Eddie Bauer, for example, completed the transaction, took the money and never sent the card. Two other retailers also never sent the card, but at least they had the decency to not charge for it. RSR Managing Partner Nikki Baird said Eddie Bauer’s people admitted they never shipped the card.
“In the case of Eddie Bauer, it was never sent. They sent me a letter that said so and gave me a number to call as the sender to release the card, but by the time I got the letter, the order had already been cancelled,” Baird said. The potentially bigger problem is how easily these incidents could have gone unnoticed.
“In the case of the other two, the credit card was never charged, so I’m pretty sure it was never sent. But it definitely was never received,” she said. (Editor’s Note: If the credit card had not been charged but the gift cards had been sent, that would have been an even juicier story. No need to go there, though.)
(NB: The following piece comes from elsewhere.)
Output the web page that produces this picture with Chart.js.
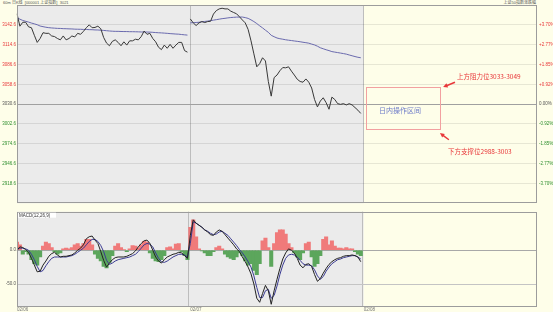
<!DOCTYPE html>
<html>
<head>
<meta charset="utf-8">
<script src="https://cdn.jsdelivr.net/npm/chart.js@4.4.1/dist/chart.umd.min.js"></script>
<style>
html,body{margin:0;padding:0;background:#fefee9;}
#wrap{position:relative;width:553px;height:312px;overflow:hidden;}
#main{position:absolute;left:0;top:0;}
#macd{position:absolute;left:0;top:208px;}
.hd{position:absolute;top:0;font-size:4px;font-family:'Liberation Sans','Noto Sans CJK SC',sans-serif;color:#555;white-space:nowrap;line-height:5px;}
</style>
</head>
<body>
<div id="wrap">
  <div class="hd" style="left:3px">60m 日K线&nbsp;&nbsp;[000001 上证指数]&nbsp;&nbsp;3021</div>
  <div class="hd" style="right:17px">上证50指数涨跌幅</div>
  <canvas id="main" width="553" height="208"></canvas>
  <canvas id="macd" width="553" height="104"></canvas>
</div>
<script>
// three sessions, only two traded so far
var days = ['02/06', '02/07', '02/08']
var perDay = 60
var prevClose = 3030.6

var priceTicks = [3142.6, 3114.6, 3086.6, 3058.6, 3030.6, 3002.6, 2974.6, 2946.6, 2918.6]
var pctTicks = ['+3.70%', '+2.77%', '+1.85%', '+0.92%', '0.00%', '-0.92%', '-1.85%', '-2.77%', '-3.70%']
var macdTicks = [0, -50]

var price1 = [3158.2, 3140.7, 3146.2, 3146.2, 3139.8, 3138.5, 3127.8, 3117.8, 3123.3, 3131.5,
  3130.6, 3130.6, 3126.9, 3126.0, 3123.3, 3121.4, 3126.9, 3121.4, 3123.3, 3126.9,
  3125.5, 3130.6, 3129.2, 3133.4, 3138.5, 3142.6, 3138.5, 3138.9, 3140.7, 3137.1,
  3124.7, 3116.8, 3113.1, 3119.2, 3121.4, 3117.8, 3113.1, 3118.6, 3114.0, 3120.0,
  3120.0, 3122.3, 3121.4, 3126.0, 3133.8, 3129.2, 3130.6, 3123.3, 3118.6, 3110.9,
  3107.6, 3114.0, 3109.5, 3115.0, 3109.5, 3114.0, 3117.8, 3117.8, 3106.2, 3104.0]
var price2 = [3150.9, 3145.4, 3141.6, 3145.4, 3147.2, 3145.8, 3147.2, 3147.6, 3157.8, 3162.7,
  3165.1, 3166.0, 3165.1, 3165.1, 3161.9, 3160.0, 3158.2, 3154.0, 3149.5, 3145.4,
  3136.1, 3120.0, 3101.6, 3083.3, 3087.8, 3096.1, 3091.6, 3062.6, 3041.9, 3068.1,
  3071.7, 3077.8, 3082.3, 3081.9, 3083.3, 3077.2, 3071.7, 3065.8, 3062.6, 3061.6,
  3066.2, 3061.6, 3053.4, 3037.2, 3026.7, 3035.0, 3039.6, 3032.7, 3023.4, 3040.5,
  3037.2, 3031.3, 3030.3, 3031.3, 3029.5, 3031.3, 3029.5, 3025.8, 3022.1, 3017.5]

var avg1 = [3152.7, 3150.6, 3148.8, 3147.6, 3146.5, 3145.1, 3144.0, 3142.7, 3140.9, 3140.0,
  3139.2, 3138.6, 3138.2, 3137.9, 3137.6, 3137.5, 3137.2, 3137.1, 3136.9, 3136.8,
  3136.5, 3136.4, 3136.3, 3136.1, 3136.0, 3135.8, 3135.7, 3135.4, 3135.3, 3135.0,
  3134.7, 3134.3, 3133.9, 3133.6, 3133.4, 3133.4, 3133.2, 3133.1, 3133.1, 3132.9,
  3132.9, 3132.8, 3132.7, 3132.5, 3132.5, 3132.4, 3132.3, 3132.0, 3131.7, 3131.4,
  3131.2, 3130.9, 3130.6, 3130.2, 3129.9, 3129.6, 3129.4, 3128.9, 3128.5, 3128.1]
var avg2 = [3145.4, 3145.6, 3145.9, 3146.2, 3146.9, 3147.4, 3147.9, 3148.5, 3149.2, 3149.9,
  3150.6, 3151.3, 3151.8, 3152.4, 3152.9, 3153.2, 3153.5, 3153.6, 3153.6, 3152.8,
  3151.7, 3149.6, 3147.2, 3144.4, 3141.2, 3138.3, 3135.0, 3132.0, 3127.8, 3125.8,
  3124.0, 3123.0, 3122.3, 3121.5, 3120.9, 3120.4, 3119.8, 3119.3, 3118.7, 3118.0,
  3117.4, 3116.7, 3115.4, 3114.2, 3112.4, 3110.2, 3108.8, 3107.4, 3106.2, 3104.8,
  3104.1, 3103.4, 3102.7, 3102.0, 3101.2, 3100.0, 3098.9, 3097.8, 3096.8, 3096.1]

var hist1 = [12, 8, -6, -2, -6, -14, -20, -22, -10, 6,
  12, 10, 4, -2, -6, -4, 2, 3, 2, 4,
  8, 10, 6, 10, 16, 16, 8, -6, -12, -16,
  -24, -26, -18, -8, 6, 10, 4, 1, -2, 2,
  7, 6, 3, 8, 13, 12, -4, -12, -16, -17,
  -14, -8, 4, 5, 2, 9, 10, -2, -8, -14]
var hist2 = [34, 45, 20, 2, -1, -4, -8, -8, -2, 4,
  6, 2, -6, -10, -12, -14, -10, -4, -8, -16,
  -22, -20, -30, -36, -20, 14, 18, 4, -24, 10,
  26, 30, 30, 24, 10, 4, -4, -10, -14, -4,
  10, 12, -10, -24, -20, -8, 16, 20, 8, 14,
  6, 3, 3, 2, 4, 2, 2, -2, -6, -8]

var dif1 = [0, 5, 4, 1, -3, -12, -22, -32, -31, -22,
  -16, -9, -5, -3, -7, -10, -9, -9, -8, -7,
  -4, 0, 3, 8, 17, 20, 21, 15, 10, -2,
  -15, -25, -19, -14, -11, -10, -10, -10, -9, -7,
  -5, -1, 5, 10, 14, 15, 10, 0, -10, -16,
  -19, -14, -10, -8, -6, -5, -3, -4, -8, -12]
var dif2 = [22, 45, 40, 37, 34, 30, 27, 23, 22, 27,
  30, 28, 23, 18, 13, 8, 2, -2, -10, -17,
  -25, -35, -50, -71, -77, -64, -52, -60, -80, -60,
  -43, -27, -13, -4, 2, 0, -4, -12, -22, -26,
  -21, -20, -24, -36, -46, -42, -34, -27, -21, -17,
  -14, -12, -11, -9, -8, -8, -7, -8, -10, -17]

var dea1 = [1, 3, 3, 2, 0, -6, -14, -24, -32, -30,
  -23, -17, -12, -10, -10, -10, -10, -10, -9, -8,
  -6, -3, 0, 3, 8, 13, 16, 16, 13, 7,
  -2, -15, -21, -19, -16, -14, -13, -12, -11, -10,
  -8, -6, -2, 3, 8, 10, 9, 5, -4, -12,
  -17, -18, -16, -13, -10, -8, -6, -6, -7, -10]
var dea2 = [10, 42, 40, 37, 34, 30, 28, 25, 23, 24,
  27, 28, 25, 22, 17, 12, 7, 1, -4, -10,
  -17, -25, -38, -55, -70, -70, -60, -58, -71, -67,
  -53, -36, -22, -12, -7, -6, -7, -10, -15, -20,
  -22, -22, -23, -29, -38, -43, -39, -31, -25, -20,
  -17, -14, -13, -11, -10, -9, -8, -8, -10, -13]

// annotation placement (category index / price)
var zone = {from: 120.8, to: 146.4, hi: 3054.3, lo: 2994.5}

var labels = []
days.forEach(function(d){
  for (var i = 0; i < perDay; i++) labels.push(d + ' ' + i)
})
labels.push('close')

var FONT = "'Liberation Sans','Noto Sans CJK SC',sans-serif"
var CJK = "'Noto Sans CJK SC',sans-serif"
var RED = '#e8383a', GREEN = '#2f8f2f'

function sepColor(ctx){
  return (ctx.index === perDay || ctx.index === perDay * 2) ? '#bdbdbd' : 'rgba(0,0,0,0)'
}
function tickColor(ctx){
  var v = ctx.tick.value
  if (Math.abs(v - prevClose) < 0.01) return '#555'
  return v > prevClose ? RED : GREEN
}
function setTicks(list){
  return function(axis){ axis.ticks = list.map(function(v){ return {value: v} }) }
}
function dayGap(c){
  return c.p0DataIndex === perDay - 1 ? 'rgba(0,0,0,0)' : undefined
}

var background = {
  id: 'background',
  beforeDraw: function(chart){
    var a = chart.chartArea, ctx = chart.ctx
    var xe = chart.scales.x.getPixelForValue(perDay * 2)
    ctx.save()
    ctx.fillStyle = '#ebebeb'
    ctx.fillRect(a.left, a.top, xe - a.left, a.bottom - a.top)
    ctx.restore()
  },
  afterDraw: function(chart){
    var a = chart.chartArea, ctx = chart.ctx
    ctx.save()
    ctx.strokeStyle = '#9c9c9c'
    ctx.lineWidth = 1
    ctx.strokeRect(Math.round(a.left) + 0.5, Math.round(a.top) + 0.5,
      Math.round(a.right - a.left) - 1, Math.round(a.bottom - a.top) - 1)
    ctx.restore()
  }
}

function arrow(ctx, x0, y0, x1, y1){
  var ang = Math.atan2(y1 - y0, x1 - x0)
  ctx.beginPath()
  ctx.moveTo(x0, y0)
  ctx.lineTo(x1 - 3 * Math.cos(ang), y1 - 3 * Math.sin(ang))
  ctx.stroke()
  ctx.beginPath()
  ctx.moveTo(x1, y1)
  ctx.lineTo(x1 - 5 * Math.cos(ang - 0.45), y1 - 5 * Math.sin(ang - 0.45))
  ctx.lineTo(x1 - 5 * Math.cos(ang + 0.45), y1 - 5 * Math.sin(ang + 0.45))
  ctx.closePath()
  ctx.fill()
}

var notes = {
  id: 'notes',
  afterDraw: function(chart){
    var xs = chart.scales.x, ys = chart.scales.y, ctx = chart.ctx
    var X = function(i){ return xs.getPixelForValue(i) }
    var Y = function(v){ return ys.getPixelForValue(v) }
    ctx.save()
    ctx.strokeStyle = '#f2a0a0'
    ctx.lineWidth = 1
    ctx.strokeRect(Math.round(X(zone.from)) + 0.5, Math.round(Y(zone.hi)) + 0.5,
      Math.round(X(zone.to) - X(zone.from)), Math.round(Y(zone.lo) - Y(zone.hi)))
    ctx.textBaseline = 'middle'
    ctx.fillStyle = '#6d7bc9'
    ctx.font = '7px ' + CJK
    ctx.textAlign = 'center'
    ctx.fillText('日内操作区间', X(132.6), Y(3021.2))
    ctx.textAlign = 'left'
    ctx.fillStyle = RED
    ctx.font = '6.5px ' + CJK
    ctx.fillText('上方阻力位3033-3049', X(152.3), Y(3069.9))
    ctx.fillText('下方支撑位2988-3003', X(149.2), Y(2963.0))
    ctx.strokeStyle = RED
    ctx.lineWidth = 1.5
    arrow(ctx, X(151.6), Y(3061.6), X(147.5), Y(3054.7))
    arrow(ctx, X(149.5), Y(2980.3), X(146.4), Y(2989.9))
    ctx.restore()
  }
}

var macdTitle = {
  id: 'macdTitle',
  afterDraw: function(chart){
    var a = chart.chartArea, ctx = chart.ctx
    ctx.save()
    ctx.fillStyle = '#ffffff'
    ctx.fillRect(a.left + 1, a.top + 1, 38, 5)
    ctx.fillStyle = '#333'
    ctx.font = '4.5px ' + FONT
    ctx.textBaseline = 'middle'
    ctx.fillText('MACD(12,26,9)', a.left + 2, a.top + 3.7)
    ctx.restore()
  }
}

Chart.defaults.font.family = FONT

new Chart(document.getElementById('main'), {
  type: 'line',
  data: {
    labels: labels,
    datasets: [
      {
        label: '价格',
        data: price1.concat(price2),
        borderColor: '#383838',
        borderWidth: 1,
        pointRadius: 0,
        segment: {borderColor: dayGap}
      },
      {
        label: '均价',
        data: avg1.concat(avg2),
        borderColor: '#6a6aae',
        borderWidth: 1,
        pointRadius: 0,
        segment: {borderColor: dayGap}
      }
    ]
  },
  options: {
    responsive: false,
    animation: false,
    events: [],
    layout: {padding: {top: 5, left: 0, right: 0, bottom: 0}, autoPadding: false},
    plugins: {legend: {display: false}, tooltip: {enabled: false}},
    scales: {
      x: {
        offset: false,
        ticks: {display: false, autoSkip: false},
        grid: {color: sepColor, drawTicks: false},
        border: {display: false},
        afterFit: function(s){ s.height = 0 }
      },
      y: {
        position: 'left',
        min: 2890.6, max: 3170.6,
        afterBuildTicks: setTicks(priceTicks),
        afterFit: function(s){ s.width = 17 },
        ticks: {font: {size: 4.5}, color: tickColor, padding: 1, callback: function(v){ return v.toFixed(1) }},
        grid: {
          drawTicks: false,
          color: function(c){ return Math.abs(c.tick.value - prevClose) < 0.01 ? '#a0a0a0' : 'rgba(0,0,0,0.09)' }
        },
        border: {display: false}
      },
      y1: {
        position: 'right',
        min: 2890.6, max: 3170.6,
        afterBuildTicks: setTicks(priceTicks),
        afterFit: function(s){ s.width = 16 },
        ticks: {font: {size: 4.5}, color: tickColor, padding: 2, callback: function(v, i){ return pctTicks[i] }},
        grid: {display: false, drawTicks: false},
        border: {display: false}
      }
    }
  },
  plugins: [background, notes]
})

new Chart(document.getElementById('macd'), {
  type: 'bar',
  data: {
    labels: labels,
    datasets: [
      {
        type: 'line',
        label: 'DIF',
        data: dif1.concat(dif2),
        borderColor: '#222',
        borderWidth: 1,
        pointRadius: 0,
        order: 1
      },
      {
        type: 'line',
        label: 'DEA',
        data: dea1.concat(dea2),
        borderColor: '#3b3b92',
        borderWidth: 1,
        pointRadius: 0,
        order: 1
      },
      {
        type: 'bar',
        label: 'MACD',
        data: hist1.concat(hist2),
        backgroundColor: function(c){ return c.raw >= 0 ? '#f07a7a' : '#5ca65c' },
        borderWidth: 0,
        barThickness: 3.4,
        order: 2
      }
    ]
  },
  options: {
    responsive: false,
    animation: false,
    events: [],
    layout: {padding: 0, autoPadding: false},
    plugins: {legend: {display: false}, tooltip: {enabled: false}},
    scales: {
      x: {
        offset: false,
        ticks: {
          autoSkip: false, maxRotation: 0, align: 'start', padding: 0,
          font: {size: 4.5}, color: '#777',
          callback: function(v, i){ return (i % perDay === 0 && i < labels.length - 1) ? days[i / perDay] : '' }
        },
        grid: {color: sepColor, drawTicks: false},
        border: {display: false},
        afterFit: function(s){ s.height = 5 }
      },
      y: {
        position: 'left',
        min: -84, max: 57,
        afterBuildTicks: setTicks(macdTicks),
        afterFit: function(s){ s.width = 17 },
        ticks: {font: {size: 4.5}, color: '#555', padding: 1, callback: function(v){ return v.toFixed(1) }},
        grid: {drawTicks: false, color: function(c){ return c.tick.value === 0 ? '#a8a8a8' : '#c4c4c4' }},
        border: {display: false}
      },
      y1: {
        position: 'right',
        min: -84, max: 57,
        afterFit: function(s){ s.width = 16 },
        ticks: {display: false},
        grid: {display: false, drawTicks: false},
        border: {display: false}
      }
    }
  },
  plugins: [background, macdTitle]
})
</script>
</body>
</html>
“We never heard anything from the other two [retailers] as to why the order was not processed. From an end-user perspective, it looked like we bought the card, and it would not have been until the monthly credit-card statement or some kind of exchange with the recipient (“Did you like the card?” “What card?”) that the consumer would’ve found out about it,” Baird said. “That’s not a good business practice.”
Indeed it’s not. Although those three retailers were the worst, many others showed some almost-as-bad processes. “Retailers fared very poorly on notification options. Only three retailers—Home Depot, CVS and Target—notified us when the gift card was viewed. Seventeen retailers offered a notification when the card was sent. Because the gift is digital, notification becomes extremely important. In our evaluation, seven gift cards ended up in junk mail,” she said. “E-mail deliverability is not guaranteed, so it is worthwhile to help the sender make sure that the recipient actually got the gift.”
I think we can go one material step further. It’s not merely that “E-mail deliverability is not guaranteed.” As a practical matter, it is guaranteed. It’s guaranteed that for every 1,000 pieces of E-mail, dozens—if not more than a hundred—will not get through to the recipient.
Some retailers—like Eddie Bauer—may never send it, while far more messages will get diverted or blocked somewhere along the way. Will the Internet mail system complete its task? Will an ISP guarding the recipient’s base block it? What about the recipient’s mail server?